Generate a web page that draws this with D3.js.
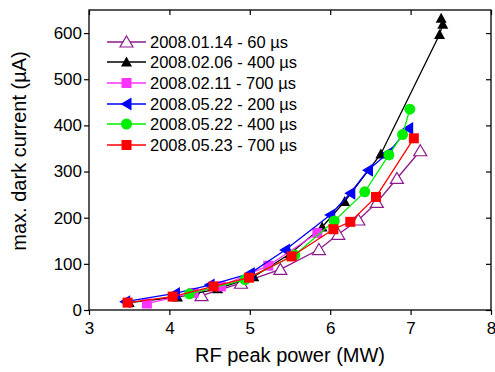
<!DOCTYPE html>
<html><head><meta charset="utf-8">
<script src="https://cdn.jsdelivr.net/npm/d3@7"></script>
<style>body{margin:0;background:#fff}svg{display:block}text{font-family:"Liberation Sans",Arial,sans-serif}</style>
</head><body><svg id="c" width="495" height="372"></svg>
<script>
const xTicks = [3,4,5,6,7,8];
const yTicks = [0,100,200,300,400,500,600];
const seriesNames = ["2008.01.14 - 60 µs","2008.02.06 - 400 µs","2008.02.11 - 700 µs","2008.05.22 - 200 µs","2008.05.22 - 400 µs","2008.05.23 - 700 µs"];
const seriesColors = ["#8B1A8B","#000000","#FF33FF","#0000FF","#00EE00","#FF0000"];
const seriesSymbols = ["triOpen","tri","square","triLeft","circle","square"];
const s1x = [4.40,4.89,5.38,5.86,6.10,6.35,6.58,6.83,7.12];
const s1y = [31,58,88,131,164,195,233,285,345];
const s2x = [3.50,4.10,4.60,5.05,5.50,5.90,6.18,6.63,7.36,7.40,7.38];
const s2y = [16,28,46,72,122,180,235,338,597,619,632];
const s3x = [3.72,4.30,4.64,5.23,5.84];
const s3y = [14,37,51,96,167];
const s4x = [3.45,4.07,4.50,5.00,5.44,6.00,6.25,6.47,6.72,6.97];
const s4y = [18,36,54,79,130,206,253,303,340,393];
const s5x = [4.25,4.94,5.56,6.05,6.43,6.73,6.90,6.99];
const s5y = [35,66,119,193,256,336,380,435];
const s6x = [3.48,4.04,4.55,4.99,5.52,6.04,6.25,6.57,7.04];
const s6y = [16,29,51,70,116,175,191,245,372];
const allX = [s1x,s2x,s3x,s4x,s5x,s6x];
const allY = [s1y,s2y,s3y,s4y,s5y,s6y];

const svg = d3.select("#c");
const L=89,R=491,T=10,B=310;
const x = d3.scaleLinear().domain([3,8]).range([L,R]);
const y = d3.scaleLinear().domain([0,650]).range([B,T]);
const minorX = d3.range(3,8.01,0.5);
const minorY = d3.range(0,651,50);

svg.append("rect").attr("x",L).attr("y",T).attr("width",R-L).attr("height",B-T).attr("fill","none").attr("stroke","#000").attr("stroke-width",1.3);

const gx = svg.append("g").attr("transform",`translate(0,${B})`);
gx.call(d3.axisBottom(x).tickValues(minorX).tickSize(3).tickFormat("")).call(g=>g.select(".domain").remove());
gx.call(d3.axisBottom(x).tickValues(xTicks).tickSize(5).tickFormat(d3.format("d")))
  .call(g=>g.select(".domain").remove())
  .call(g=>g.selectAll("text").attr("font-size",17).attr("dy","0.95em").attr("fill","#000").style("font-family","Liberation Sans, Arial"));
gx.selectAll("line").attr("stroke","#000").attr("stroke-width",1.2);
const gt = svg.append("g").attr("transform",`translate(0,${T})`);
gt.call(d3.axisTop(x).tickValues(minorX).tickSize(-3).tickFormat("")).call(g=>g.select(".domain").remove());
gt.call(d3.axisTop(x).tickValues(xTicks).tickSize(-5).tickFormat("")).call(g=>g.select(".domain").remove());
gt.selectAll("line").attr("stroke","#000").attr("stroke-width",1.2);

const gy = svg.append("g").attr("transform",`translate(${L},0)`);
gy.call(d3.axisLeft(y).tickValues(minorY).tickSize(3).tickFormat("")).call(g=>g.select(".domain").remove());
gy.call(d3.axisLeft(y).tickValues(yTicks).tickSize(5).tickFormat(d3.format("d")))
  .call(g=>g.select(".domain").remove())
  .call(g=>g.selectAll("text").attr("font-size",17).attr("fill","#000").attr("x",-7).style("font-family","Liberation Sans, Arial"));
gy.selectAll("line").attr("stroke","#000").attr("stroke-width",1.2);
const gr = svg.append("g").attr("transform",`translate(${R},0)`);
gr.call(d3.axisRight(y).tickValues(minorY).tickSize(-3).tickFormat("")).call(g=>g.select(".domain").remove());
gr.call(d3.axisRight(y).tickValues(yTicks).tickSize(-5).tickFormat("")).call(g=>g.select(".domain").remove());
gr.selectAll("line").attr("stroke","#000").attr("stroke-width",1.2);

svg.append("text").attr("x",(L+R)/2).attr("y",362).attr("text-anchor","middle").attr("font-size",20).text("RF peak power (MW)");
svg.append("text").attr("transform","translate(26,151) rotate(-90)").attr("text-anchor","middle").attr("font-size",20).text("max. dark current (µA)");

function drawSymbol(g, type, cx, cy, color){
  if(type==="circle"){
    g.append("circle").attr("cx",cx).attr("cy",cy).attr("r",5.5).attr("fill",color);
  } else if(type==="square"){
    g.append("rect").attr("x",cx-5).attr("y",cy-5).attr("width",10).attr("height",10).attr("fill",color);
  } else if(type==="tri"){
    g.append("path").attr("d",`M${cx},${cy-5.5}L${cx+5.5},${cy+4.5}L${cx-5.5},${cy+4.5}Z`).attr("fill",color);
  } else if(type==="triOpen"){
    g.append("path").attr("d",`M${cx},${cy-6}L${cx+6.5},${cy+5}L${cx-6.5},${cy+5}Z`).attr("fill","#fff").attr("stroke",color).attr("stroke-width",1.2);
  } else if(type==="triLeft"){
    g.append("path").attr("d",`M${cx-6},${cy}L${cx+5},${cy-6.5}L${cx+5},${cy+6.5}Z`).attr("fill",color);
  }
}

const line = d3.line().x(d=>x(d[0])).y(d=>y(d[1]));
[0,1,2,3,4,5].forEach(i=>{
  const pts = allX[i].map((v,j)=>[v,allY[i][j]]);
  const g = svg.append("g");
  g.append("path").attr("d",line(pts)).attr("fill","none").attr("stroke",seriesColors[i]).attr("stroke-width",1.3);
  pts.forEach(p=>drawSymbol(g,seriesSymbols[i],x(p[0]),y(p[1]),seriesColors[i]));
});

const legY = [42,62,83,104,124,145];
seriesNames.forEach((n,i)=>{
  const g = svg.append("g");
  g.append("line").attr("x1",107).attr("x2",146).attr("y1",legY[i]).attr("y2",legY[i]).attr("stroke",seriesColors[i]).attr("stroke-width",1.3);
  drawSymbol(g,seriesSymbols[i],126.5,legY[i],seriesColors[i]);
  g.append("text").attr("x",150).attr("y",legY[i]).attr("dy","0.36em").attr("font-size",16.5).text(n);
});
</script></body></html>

+-------+

Reproduce the material above in full, exactly, with no images.

Generate a web page that draws this with D3.js.
<!DOCTYPE html>
<html><head><meta charset="utf-8">
<script src="https://cdn.jsdelivr.net/npm/d3@7"></script>
<style>body{margin:0;background:#fff}svg{display:block}text{font-family:"Liberation Sans",Arial,sans-serif}</style>
</head><body><svg id="c" width="495" height="372"></svg>
<script>
const xTicks = [3,4,5,6,7,8];
const yTicks = [0,100,200,300,400,500,600];
const seriesNames = ["2008.01.14 - 60 µs","2008.02.06 - 400 µs","2008.02.11 - 700 µs","2008.05.22 - 200 µs","2008.05.22 - 400 µs","2008.05.23 - 700 µs"];
const seriesColors = ["#8B1A8B","#000000","#FF33FF","#0000FF","#00EE00","#FF0000"];
const seriesSymbols = ["triOpen","tri","square","triLeft","circle","square"];
const s1x = [4.40,4.89,5.38,5.86,6.10,6.35,6.58,6.83,7.12];
const s1y = [31,58,88,131,164,195,233,285,345];
const s2x = [3.50,4.10,4.60,5.05,5.50,5.90,6.18,6.63,7.36,7.40,7.38];
const s2y = [16,28,46,72,122,180,235,338,597,619,632];
const s3x = [3.72,4.30,4.64,5.23,5.84];
const s3y = [14,37,51,96,167];
const s4x = [3.45,4.07,4.50,5.00,5.44,6.00,6.25,6.47,6.72,6.97];
const s4y = [18,36,54,79,130,206,253,303,340,393];
const s5x = [4.25,4.94,5.56,6.05,6.43,6.73,6.90,6.99];
const s5y = [35,66,119,193,256,336,380,435];
const s6x = [3.48,4.04,4.55,4.99,5.52,6.04,6.25,6.57,7.04];
const s6y = [16,29,51,70,116,175,191,245,372];
const allX = [s1x,s2x,s3x,s4x,s5x,s6x];
const allY = [s1y,s2y,s3y,s4y,s5y,s6y];

const svg = d3.select("#c");
const L=89,R=491,T=10,B=310;
const x = d3.scaleLinear().domain([3,8]).range([L,R]);
const y = d3.scaleLinear().domain([0,650]).range([B,T]);
const minorX = d3.range(3,8.01,0.5);
const minorY = d3.range(0,651,50);

svg.append("rect").attr("x",L).attr("y",T).attr("width",R-L).attr("height",B-T).attr("fill","none").attr("stroke","#000").attr("stroke-width",1.3);

const gx = svg.append("g").attr("transform",`translate(0,${B})`);
gx.call(d3.axisBottom(x).tickValues(minorX).tickSize(3).tickFormat("")).call(g=>g.select(".domain").remove());
gx.call(d3.axisBottom(x).tickValues(xTicks).tickSize(5).tickFormat(d3.format("d")))
  .call(g=>g.select(".domain").remove())
  .call(g=>g.selectAll("text").attr("font-size",17).attr("dy","0.95em").attr("fill","#000").style("font-family","Liberation Sans, Arial"));
gx.selectAll("line").attr("stroke","#000").attr("stroke-width",1.2);
const gt = svg.append("g").attr("transform",`translate(0,${T})`);
gt.call(d3.axisTop(x).tickValues(minorX).tickSize(-3).tickFormat("")).call(g=>g.select(".domain").remove());
gt.call(d3.axisTop(x).tickValues(xTicks).tickSize(-5).tickFormat("")).call(g=>g.select(".domain").remove());
gt.selectAll("line").attr("stroke","#000").attr("stroke-width",1.2);

const gy = svg.append("g").attr("transform",`translate(${L},0)`);
gy.call(d3.axisLeft(y).tickValues(minorY).tickSize(3).tickFormat("")).call(g=>g.select(".domain").remove());
gy.call(d3.axisLeft(y).tickValues(yTicks).tickSize(5).tickFormat(d3.format("d")))
  .call(g=>g.select(".domain").remove())
  .call(g=>g.selectAll("text").attr("font-size",17).attr("fill","#000").attr("x",-7).style("font-family","Liberation Sans, Arial"));
gy.selectAll("line").attr("stroke","#000").attr("stroke-width",1.2);
const gr = svg.append("g").attr("transform",`translate(${R},0)`);
gr.call(d3.axisRight(y).tickValues(minorY).tickSize(-3).tickFormat("")).call(g=>g.select(".domain").remove());
gr.call(d3.axisRight(y).tickValues(yTicks).tickSize(-5).tickFormat("")).call(g=>g.select(".domain").remove());
gr.selectAll("line").attr("stroke","#000").attr("stroke-width",1.2);

svg.append("text").attr("x",(L+R)/2).attr("y",362).attr("text-anchor","middle").attr("font-size",20).text("RF peak power (MW)");
svg.append("text").attr("transform","translate(26,151) rotate(-90)").attr("text-anchor","middle").attr("font-size",20).text("max. dark current (µA)");

function drawSymbol(g, type, cx, cy, color){
  if(type==="circle"){
    g.append("circle").attr("cx",cx).attr("cy",cy).attr("r",5.5).attr("fill",color);
  } else if(type==="square"){
    g.append("rect").attr("x",cx-5).attr("y",cy-5).attr("width",10).attr("height",10).attr("fill",color);
  } else if(type==="tri"){
    g.append("path").attr("d",`M${cx},${cy-5.5}L${cx+5.5},${cy+4.5}L${cx-5.5},${cy+4.5}Z`).attr("fill",color);
  } else if(type==="triOpen"){
    g.append("path").attr("d",`M${cx},${cy-6}L${cx+6.5},${cy+5}L${cx-6.5},${cy+5}Z`).attr("fill","#fff").attr("stroke",color).attr("stroke-width",1.2);
  } else if(type==="triLeft"){
    g.append("path").attr("d",`M${cx-6},${cy}L${cx+5},${cy-6.5}L${cx+5},${cy+6.5}Z`).attr("fill",color);
  }
}

const line = d3.line().x(d=>x(d[0])).y(d=>y(d[1]));
[0,1,2,3,4,5].forEach(i=>{
  const pts = allX[i].map((v,j)=>[v,allY[i][j]]);
  const g = svg.append("g");
  g.append("path").attr("d",line(pts)).attr("fill","none").attr("stroke",seriesColors[i]).attr("stroke-width",1.3);
  pts.forEach(p=>drawSymbol(g,seriesSymbols[i],x(p[0]),y(p[1]),seriesColors[i]));
});

const legY = [42,62,83,104,124,145];
seriesNames.forEach((n,i)=>{
  const g = svg.append("g");
  g.append("line").attr("x1",107).attr("x2",146).attr("y1",legY[i]).attr("y2",legY[i]).attr("stroke",seriesColors[i]).attr("stroke-width",1.3);
  drawSymbol(g,seriesSymbols[i],126.5,legY[i],seriesColors[i]);
  g.append("text").attr("x",150).attr("y",legY[i]).attr("dy","0.36em").attr("font-size",16.5).text(n);
});
</script></body></html>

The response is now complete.